--- Input material ---

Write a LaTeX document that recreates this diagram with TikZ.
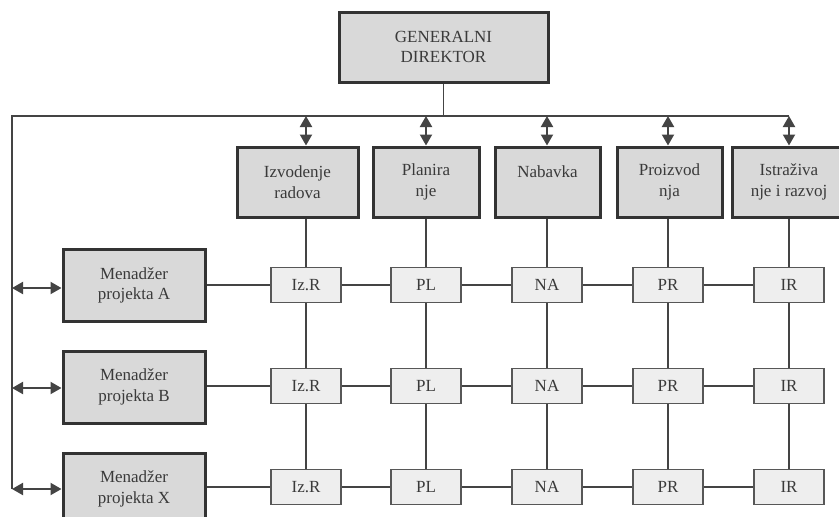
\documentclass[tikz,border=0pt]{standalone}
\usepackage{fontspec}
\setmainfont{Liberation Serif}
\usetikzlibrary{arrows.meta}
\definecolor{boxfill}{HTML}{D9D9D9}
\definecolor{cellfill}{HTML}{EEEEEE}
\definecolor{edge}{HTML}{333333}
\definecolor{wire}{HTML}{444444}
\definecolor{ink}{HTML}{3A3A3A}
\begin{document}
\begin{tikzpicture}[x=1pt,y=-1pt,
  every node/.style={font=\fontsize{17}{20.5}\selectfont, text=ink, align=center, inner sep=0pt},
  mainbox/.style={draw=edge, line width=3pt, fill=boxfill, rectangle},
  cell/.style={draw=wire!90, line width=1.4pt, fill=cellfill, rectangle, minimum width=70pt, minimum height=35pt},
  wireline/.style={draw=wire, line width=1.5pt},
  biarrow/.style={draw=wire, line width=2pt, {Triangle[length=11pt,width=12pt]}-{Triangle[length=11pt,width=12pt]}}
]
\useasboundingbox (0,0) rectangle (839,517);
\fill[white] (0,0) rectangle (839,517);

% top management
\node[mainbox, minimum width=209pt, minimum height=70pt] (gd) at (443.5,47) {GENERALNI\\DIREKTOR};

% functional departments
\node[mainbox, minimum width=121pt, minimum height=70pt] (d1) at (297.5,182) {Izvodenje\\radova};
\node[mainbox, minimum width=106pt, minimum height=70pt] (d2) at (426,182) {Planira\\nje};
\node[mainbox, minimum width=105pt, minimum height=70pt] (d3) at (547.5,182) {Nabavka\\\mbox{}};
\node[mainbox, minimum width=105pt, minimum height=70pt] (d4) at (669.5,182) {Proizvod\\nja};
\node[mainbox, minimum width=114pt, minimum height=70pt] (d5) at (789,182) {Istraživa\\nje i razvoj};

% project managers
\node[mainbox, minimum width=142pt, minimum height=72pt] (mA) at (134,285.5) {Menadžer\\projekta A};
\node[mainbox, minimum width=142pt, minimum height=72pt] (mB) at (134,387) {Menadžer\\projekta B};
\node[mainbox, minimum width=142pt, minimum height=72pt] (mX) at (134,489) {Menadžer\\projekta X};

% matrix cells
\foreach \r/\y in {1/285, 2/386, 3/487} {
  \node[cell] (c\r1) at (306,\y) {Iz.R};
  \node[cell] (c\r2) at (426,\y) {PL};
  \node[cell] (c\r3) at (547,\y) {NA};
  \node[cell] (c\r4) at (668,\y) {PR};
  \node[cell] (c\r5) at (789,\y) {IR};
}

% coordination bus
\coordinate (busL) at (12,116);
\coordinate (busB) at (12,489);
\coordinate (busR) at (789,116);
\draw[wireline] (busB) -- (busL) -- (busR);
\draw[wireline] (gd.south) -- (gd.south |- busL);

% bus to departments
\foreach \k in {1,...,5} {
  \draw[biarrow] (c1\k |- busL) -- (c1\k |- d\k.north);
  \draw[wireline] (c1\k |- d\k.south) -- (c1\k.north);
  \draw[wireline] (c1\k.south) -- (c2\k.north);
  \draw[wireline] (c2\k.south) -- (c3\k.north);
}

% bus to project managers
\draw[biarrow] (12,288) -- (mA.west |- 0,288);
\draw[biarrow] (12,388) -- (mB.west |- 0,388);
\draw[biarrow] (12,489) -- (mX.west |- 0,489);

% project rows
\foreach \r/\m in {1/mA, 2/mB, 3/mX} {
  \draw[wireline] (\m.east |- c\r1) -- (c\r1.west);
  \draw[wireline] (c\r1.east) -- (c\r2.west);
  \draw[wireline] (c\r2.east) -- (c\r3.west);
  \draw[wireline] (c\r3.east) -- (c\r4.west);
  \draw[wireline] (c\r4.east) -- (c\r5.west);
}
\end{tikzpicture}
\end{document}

---
--- Input material ---

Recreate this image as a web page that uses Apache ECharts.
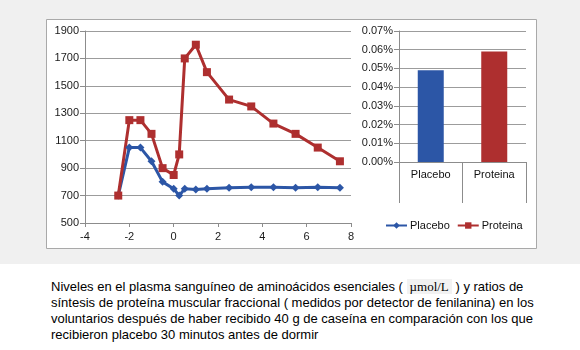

---
--- Input material ---

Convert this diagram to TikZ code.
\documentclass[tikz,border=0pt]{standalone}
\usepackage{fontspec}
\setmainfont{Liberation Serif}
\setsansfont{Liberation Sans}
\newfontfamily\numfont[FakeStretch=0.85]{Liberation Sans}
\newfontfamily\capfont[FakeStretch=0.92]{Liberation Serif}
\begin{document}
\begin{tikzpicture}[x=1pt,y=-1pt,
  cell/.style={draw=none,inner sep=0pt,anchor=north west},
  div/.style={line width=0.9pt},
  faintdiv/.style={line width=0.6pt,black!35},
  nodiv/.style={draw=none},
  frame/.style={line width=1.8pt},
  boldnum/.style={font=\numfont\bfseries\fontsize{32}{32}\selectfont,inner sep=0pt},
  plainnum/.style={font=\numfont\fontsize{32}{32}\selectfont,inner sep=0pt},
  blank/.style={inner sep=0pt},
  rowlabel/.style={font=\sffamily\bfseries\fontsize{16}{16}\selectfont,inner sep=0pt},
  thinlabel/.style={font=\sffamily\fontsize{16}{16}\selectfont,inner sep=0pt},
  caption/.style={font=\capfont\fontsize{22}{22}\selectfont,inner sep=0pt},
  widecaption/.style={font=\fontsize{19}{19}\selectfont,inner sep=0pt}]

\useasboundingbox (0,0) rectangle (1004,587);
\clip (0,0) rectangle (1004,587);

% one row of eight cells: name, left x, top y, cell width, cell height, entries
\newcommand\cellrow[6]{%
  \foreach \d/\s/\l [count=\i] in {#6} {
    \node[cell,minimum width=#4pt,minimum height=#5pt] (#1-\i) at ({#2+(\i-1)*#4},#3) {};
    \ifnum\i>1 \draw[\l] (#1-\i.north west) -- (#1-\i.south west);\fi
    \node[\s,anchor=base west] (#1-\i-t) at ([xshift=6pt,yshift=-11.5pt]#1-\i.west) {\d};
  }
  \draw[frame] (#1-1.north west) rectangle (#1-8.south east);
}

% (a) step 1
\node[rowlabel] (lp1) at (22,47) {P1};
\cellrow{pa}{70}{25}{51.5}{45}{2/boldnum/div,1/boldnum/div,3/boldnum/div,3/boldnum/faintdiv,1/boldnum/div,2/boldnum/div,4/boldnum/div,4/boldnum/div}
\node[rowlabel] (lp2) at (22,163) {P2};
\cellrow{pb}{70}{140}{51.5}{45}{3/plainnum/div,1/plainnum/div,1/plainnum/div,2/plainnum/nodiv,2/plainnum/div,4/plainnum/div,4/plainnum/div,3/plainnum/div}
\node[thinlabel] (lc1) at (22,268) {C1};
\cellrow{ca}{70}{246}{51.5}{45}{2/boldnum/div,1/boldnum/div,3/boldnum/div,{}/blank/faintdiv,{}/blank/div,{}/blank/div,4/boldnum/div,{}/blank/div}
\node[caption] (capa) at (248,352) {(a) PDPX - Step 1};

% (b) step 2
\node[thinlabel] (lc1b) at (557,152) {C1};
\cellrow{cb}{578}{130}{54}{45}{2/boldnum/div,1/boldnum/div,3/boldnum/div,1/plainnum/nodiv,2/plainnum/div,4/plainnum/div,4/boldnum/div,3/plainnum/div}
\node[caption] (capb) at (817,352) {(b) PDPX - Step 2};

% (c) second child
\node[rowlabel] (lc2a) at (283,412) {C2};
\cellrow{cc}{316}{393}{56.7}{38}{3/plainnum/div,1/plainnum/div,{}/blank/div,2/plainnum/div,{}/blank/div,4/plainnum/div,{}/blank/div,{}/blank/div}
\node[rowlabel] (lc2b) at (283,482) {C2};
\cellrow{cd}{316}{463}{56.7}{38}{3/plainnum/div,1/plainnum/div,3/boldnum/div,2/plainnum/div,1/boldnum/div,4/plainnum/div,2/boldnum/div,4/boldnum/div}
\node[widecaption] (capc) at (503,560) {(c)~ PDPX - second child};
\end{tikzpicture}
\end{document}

---

= Problem statement =
Give only the number of lines in the material above that include the word "diagram".

= Response =
2